Needless to say, I rely heavily on perldoc. It's great, but like man pages, I often find them hard to read (man find completely bewilders me -- no humor intended). Today, a coworker was trying to understand overloading and his code was a bit confused. That's fair because when I first tried to understand overload from the docs, I was a bit confused and I eventually resorted to reading Perl modules which used overloading to understand what was going on.

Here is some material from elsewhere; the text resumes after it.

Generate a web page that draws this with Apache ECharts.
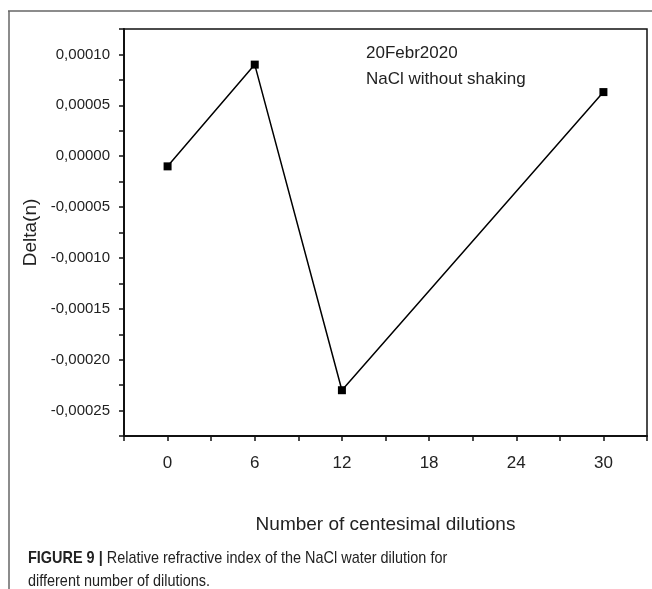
<!DOCTYPE html>
<html>
<head>
<meta charset="utf-8">
<script src="https://cdn.jsdelivr.net/npm/echarts@6/dist/echarts.min.js"></script>
<style>
  html, body { margin: 0; padding: 0; background: #fff; }
  #chart { width: 652px; height: 589px; }
</style>
</head>
<body>
<div id="chart"></div>
<script>
// dilutions (x) and measured delta of refractive index (y)
var dilutions = [0, 6, 12, 30];
var deltaN = [-0.00001, 0.00009, -0.00023, 0.000063];
var xTickLabels = [0, 6, 12, 18, 24, 30];
var yTickLabels = [-0.00025, -0.0002, -0.00015, -0.0001, -0.00005, 0, 0.00005, 0.0001];

var fontName = 'Arial, "Liberation Sans", sans-serif';

var points = [];
for (var i = 0; i < dilutions.length; i++) {
    points.push([dilutions[i], deltaN[i]]);
}

// y label text with a decimal comma
function yLabel(v) {
    for (var k = 0; k < yTickLabels.length; k++) {
        if (Math.abs(v - yTickLabels[k]) < 1e-9) {
            return v.toFixed(5).replace('.', ',').replace('-0,00000', '0,00000');
        }
    }
    return '';
}

function xLabel(v) {
    return xTickLabels.indexOf(Math.round(v)) >= 0 ? String(v) : '';
}

var myChart = echarts.init(document.getElementById('chart'));

myChart.setOption({
    animation: false,
    backgroundColor: '#fff',
    grid: {
        left: 124,
        top: 29,
        right: 5,
        bottom: 153,
        show: true,
        borderColor: '#111',
        borderWidth: 1.5
    },
    xAxis: {
        type: 'value',
        min: -3,
        max: 33,
        interval: 3,
        name: 'Number of centesimal dilutions',
        nameLocation: 'middle',
        nameGap: 79,
        nameTextStyle: { fontFamily: fontName, fontSize: 19, color: '#222' },
        axisLine: { onZero: false, lineStyle: { color: '#111', width: 2 } },
        axisTick: { length: 5, lineStyle: { color: '#111', width: 1.5 } },
        axisLabel: {
            margin: 19,
            fontFamily: fontName,
            fontSize: 17,
            color: '#222',
            formatter: xLabel
        },
        splitLine: { show: false }
    },
    yAxis: {
        type: 'value',
        min: -0.000275,
        max: 0.000125,
        interval: 0.000025,
        name: 'Delta(n)',
        nameLocation: 'middle',
        nameGap: 84,
        nameRotate: 90,
        nameTextStyle: { fontFamily: fontName, fontSize: 19, color: '#222' },
        axisLine: { onZero: false, lineStyle: { color: '#111', width: 2 } },
        axisTick: { length: 5, lineStyle: { color: '#111', width: 1.5 } },
        axisLabel: {
            margin: 14,
            fontFamily: fontName,
            fontSize: 15,
            color: '#222',
            formatter: yLabel
        },
        splitLine: { show: false }
    },
    series: [{
        type: 'line',
        data: points,
        symbol: 'rect',
        symbolSize: 8,
        lineStyle: { color: '#000', width: 1.5 },
        itemStyle: { color: '#000' }
    }],
    graphic: [
        // outer frame of the figure
        { type: 'line', shape: { x1: 8, y1: 11, x2: 652, y2: 11 }, style: { stroke: '#666', lineWidth: 1.5 } },
        { type: 'line', shape: { x1: 9, y1: 11, x2: 9, y2: 589 }, style: { stroke: '#666', lineWidth: 1.5 } },
        {
            type: 'text', left: 366, top: 45,
            style: { text: '20Febr2020', font: '17px ' + fontName, fill: '#222' }
        },
        {
            type: 'text', left: 366, top: 71,
            style: { text: 'NaCl without shaking', font: '17px ' + fontName, fill: '#222' }
        },
        {
            type: 'text', left: 28, top: 547, scaleX: 0.85,
            style: {
                text: '{b|FIGURE 9 |} Relative refractive index of the NaCl water dilution for\ndifferent number of dilutions.',
                font: '17px ' + fontName,
                fill: '#222',
                lineHeight: 23,
                rich: {
                    b: { fontWeight: 'bold', fontSize: 17, fontFamily: fontName, fill: '#222' }
                }
            }
        }
    ]
});
</script>
</body>
</html>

So I wrote a tiny example for him:
#!/usr/bin/perl -l
use strict;
use warnings;
{
package Number;
use overload
'+' => \&plus,
'""' => \&value,
fallback => 1;
use Scalar::Util qw(blessed looks_like_number);
use Carp qw(carp croak);
sub new {
my ( $class, $number ) = @_;
unless ( looks_like_number($number) ) {
croak("($number) is not a valid number");
}
return bless { number => $number } => $class;
}
sub value { shift->{number} }
sub plus {
my ( $num1, $num2, $reversed ) = @_;
if ($reversed) {
carp("$num1 and $num2 are reversed");
}
return __PACKAGE__->new(
$num1->value
+
( blessed $num2 ? $num2->value : $num2 )
);
}
}
my $seven = Number->new(7);
my $pi = Number->new(3.14);
# overloading stringification ('""') allows the following to work
print $seven + $pi;
# 'blessed' in &plus allows this to work
print $seven + $pi + 1 + $pi;
# without overloading, the above is:
print $seven->plus($pi)->plus(1)->plus($pi)->value;
# perl's smart enough to reverse these
print 3 + $seven;
While that's perhaps not the best use of overloading, it's clear. Once he saw that, he quickly understood the core concept and the rest of the docs were easy for him to read.
I would love to see more of this in the Perl documentation, right at the beginning of complicated sections.
Thanks to kyle and liverpole for pointing out a small typo (never code in a textarea kids!)